Can you pull out each line of the data below that includes the word "chart"?

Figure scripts
....................

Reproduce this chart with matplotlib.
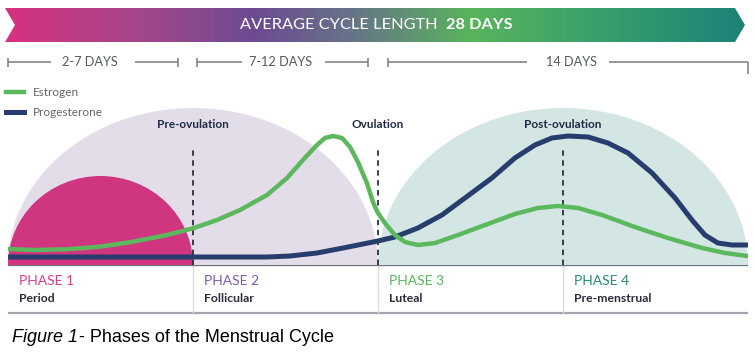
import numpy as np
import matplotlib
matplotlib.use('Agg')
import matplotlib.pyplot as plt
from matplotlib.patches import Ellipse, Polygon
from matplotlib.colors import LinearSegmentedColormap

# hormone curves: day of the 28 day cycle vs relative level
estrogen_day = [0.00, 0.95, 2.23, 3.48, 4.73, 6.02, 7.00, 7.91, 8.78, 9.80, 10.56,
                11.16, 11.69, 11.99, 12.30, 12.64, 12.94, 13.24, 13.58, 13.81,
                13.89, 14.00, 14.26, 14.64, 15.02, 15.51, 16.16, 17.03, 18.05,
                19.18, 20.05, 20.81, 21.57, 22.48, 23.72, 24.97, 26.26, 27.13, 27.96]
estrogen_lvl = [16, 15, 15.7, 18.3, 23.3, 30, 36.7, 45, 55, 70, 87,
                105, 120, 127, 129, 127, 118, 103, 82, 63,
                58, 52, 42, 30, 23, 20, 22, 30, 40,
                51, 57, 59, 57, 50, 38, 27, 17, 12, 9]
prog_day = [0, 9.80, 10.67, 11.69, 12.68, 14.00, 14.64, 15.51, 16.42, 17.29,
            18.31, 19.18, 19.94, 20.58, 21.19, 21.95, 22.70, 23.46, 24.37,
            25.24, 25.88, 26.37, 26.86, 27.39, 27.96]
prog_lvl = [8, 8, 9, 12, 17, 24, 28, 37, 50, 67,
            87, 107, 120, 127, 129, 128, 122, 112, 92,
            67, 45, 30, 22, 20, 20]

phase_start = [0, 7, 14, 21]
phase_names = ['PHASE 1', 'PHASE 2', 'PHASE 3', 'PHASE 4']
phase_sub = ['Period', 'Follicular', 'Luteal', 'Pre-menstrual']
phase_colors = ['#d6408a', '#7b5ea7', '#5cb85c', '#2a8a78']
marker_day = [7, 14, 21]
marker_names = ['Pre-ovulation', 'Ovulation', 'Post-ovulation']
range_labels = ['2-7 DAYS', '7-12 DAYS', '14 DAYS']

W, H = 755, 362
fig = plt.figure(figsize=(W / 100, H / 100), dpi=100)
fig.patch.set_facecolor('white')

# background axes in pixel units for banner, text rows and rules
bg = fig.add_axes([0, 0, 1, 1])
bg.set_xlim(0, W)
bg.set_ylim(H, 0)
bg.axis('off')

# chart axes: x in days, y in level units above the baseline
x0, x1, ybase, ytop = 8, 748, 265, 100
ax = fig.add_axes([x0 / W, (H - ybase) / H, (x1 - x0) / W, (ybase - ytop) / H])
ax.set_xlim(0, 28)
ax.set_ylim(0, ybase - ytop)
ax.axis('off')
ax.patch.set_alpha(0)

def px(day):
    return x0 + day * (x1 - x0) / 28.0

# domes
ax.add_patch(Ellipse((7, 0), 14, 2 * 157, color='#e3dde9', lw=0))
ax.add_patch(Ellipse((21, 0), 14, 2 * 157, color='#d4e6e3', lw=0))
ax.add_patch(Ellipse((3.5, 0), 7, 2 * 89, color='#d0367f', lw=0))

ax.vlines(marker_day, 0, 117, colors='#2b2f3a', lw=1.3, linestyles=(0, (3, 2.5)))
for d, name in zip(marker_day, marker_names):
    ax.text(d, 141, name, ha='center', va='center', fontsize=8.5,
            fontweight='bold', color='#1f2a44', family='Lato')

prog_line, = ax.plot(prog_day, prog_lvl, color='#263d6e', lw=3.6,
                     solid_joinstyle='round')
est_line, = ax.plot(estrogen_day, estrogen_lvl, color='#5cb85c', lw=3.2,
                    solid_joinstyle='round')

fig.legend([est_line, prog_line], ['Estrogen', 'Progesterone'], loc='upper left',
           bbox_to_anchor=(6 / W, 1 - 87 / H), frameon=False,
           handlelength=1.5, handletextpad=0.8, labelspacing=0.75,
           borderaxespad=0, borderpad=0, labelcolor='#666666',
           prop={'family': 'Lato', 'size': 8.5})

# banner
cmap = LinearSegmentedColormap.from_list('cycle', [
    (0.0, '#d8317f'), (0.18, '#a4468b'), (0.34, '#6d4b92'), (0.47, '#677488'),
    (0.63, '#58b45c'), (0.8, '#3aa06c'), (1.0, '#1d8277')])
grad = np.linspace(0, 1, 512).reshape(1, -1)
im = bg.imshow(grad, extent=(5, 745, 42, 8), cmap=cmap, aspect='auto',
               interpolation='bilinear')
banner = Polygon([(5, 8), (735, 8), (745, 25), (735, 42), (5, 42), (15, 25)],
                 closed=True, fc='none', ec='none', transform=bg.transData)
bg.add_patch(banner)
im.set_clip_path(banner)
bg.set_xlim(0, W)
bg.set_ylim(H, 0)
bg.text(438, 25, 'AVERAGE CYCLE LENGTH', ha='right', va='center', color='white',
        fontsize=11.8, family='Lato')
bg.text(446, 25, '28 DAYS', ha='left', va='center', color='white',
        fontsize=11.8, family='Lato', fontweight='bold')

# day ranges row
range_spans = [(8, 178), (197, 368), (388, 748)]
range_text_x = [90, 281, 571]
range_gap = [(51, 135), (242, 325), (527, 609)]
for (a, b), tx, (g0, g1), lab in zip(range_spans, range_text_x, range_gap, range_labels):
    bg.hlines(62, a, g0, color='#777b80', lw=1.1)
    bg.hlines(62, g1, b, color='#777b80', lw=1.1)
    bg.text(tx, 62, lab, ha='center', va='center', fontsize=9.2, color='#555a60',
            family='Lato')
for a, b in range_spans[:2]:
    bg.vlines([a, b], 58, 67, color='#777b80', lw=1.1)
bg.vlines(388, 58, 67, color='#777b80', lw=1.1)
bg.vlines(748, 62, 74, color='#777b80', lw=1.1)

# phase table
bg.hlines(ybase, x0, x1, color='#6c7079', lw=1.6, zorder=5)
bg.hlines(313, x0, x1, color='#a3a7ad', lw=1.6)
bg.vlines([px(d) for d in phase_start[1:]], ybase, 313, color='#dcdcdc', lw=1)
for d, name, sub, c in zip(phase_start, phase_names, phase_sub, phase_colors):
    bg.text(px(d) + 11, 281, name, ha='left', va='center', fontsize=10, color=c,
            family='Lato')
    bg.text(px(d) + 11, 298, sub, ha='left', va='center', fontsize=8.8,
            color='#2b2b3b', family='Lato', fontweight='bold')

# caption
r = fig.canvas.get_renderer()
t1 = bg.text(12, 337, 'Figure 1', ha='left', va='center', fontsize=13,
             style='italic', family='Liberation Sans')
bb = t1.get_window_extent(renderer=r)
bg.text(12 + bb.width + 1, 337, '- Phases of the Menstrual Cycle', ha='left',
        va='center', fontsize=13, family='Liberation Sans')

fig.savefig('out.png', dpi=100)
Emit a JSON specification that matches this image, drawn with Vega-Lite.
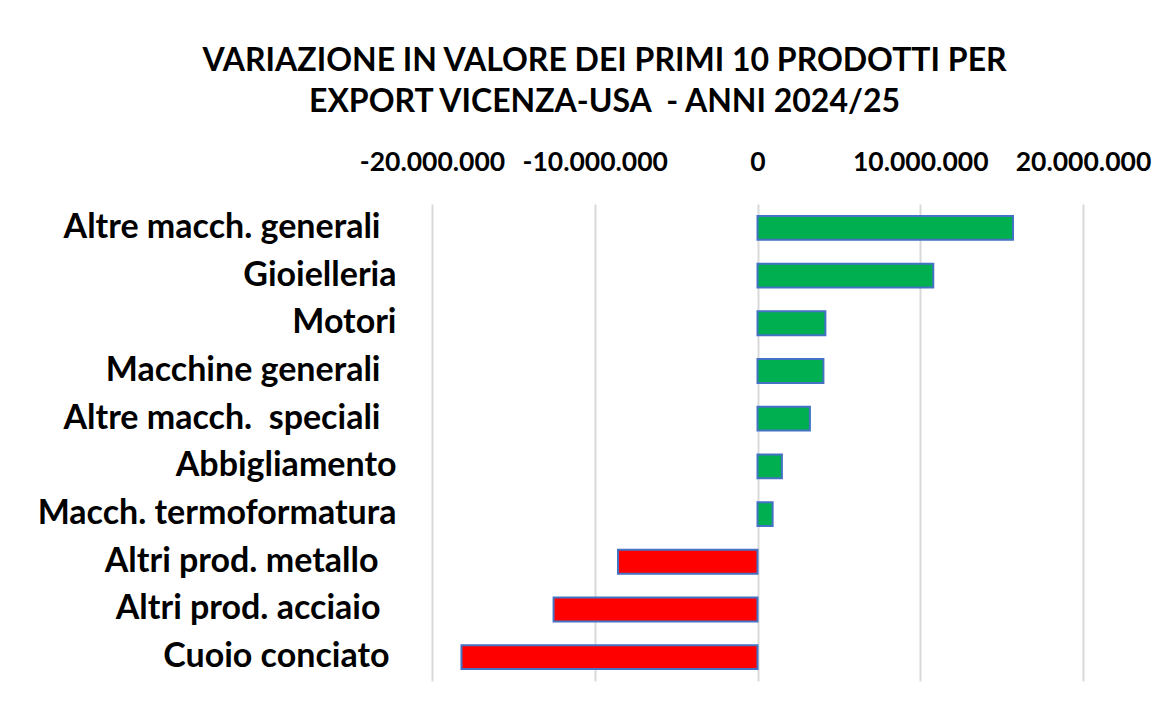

....................

** RESULT OF THE TASK **
Reproduce this chart with matplotlib.
# chart axes: x in days, y in level units above the baseline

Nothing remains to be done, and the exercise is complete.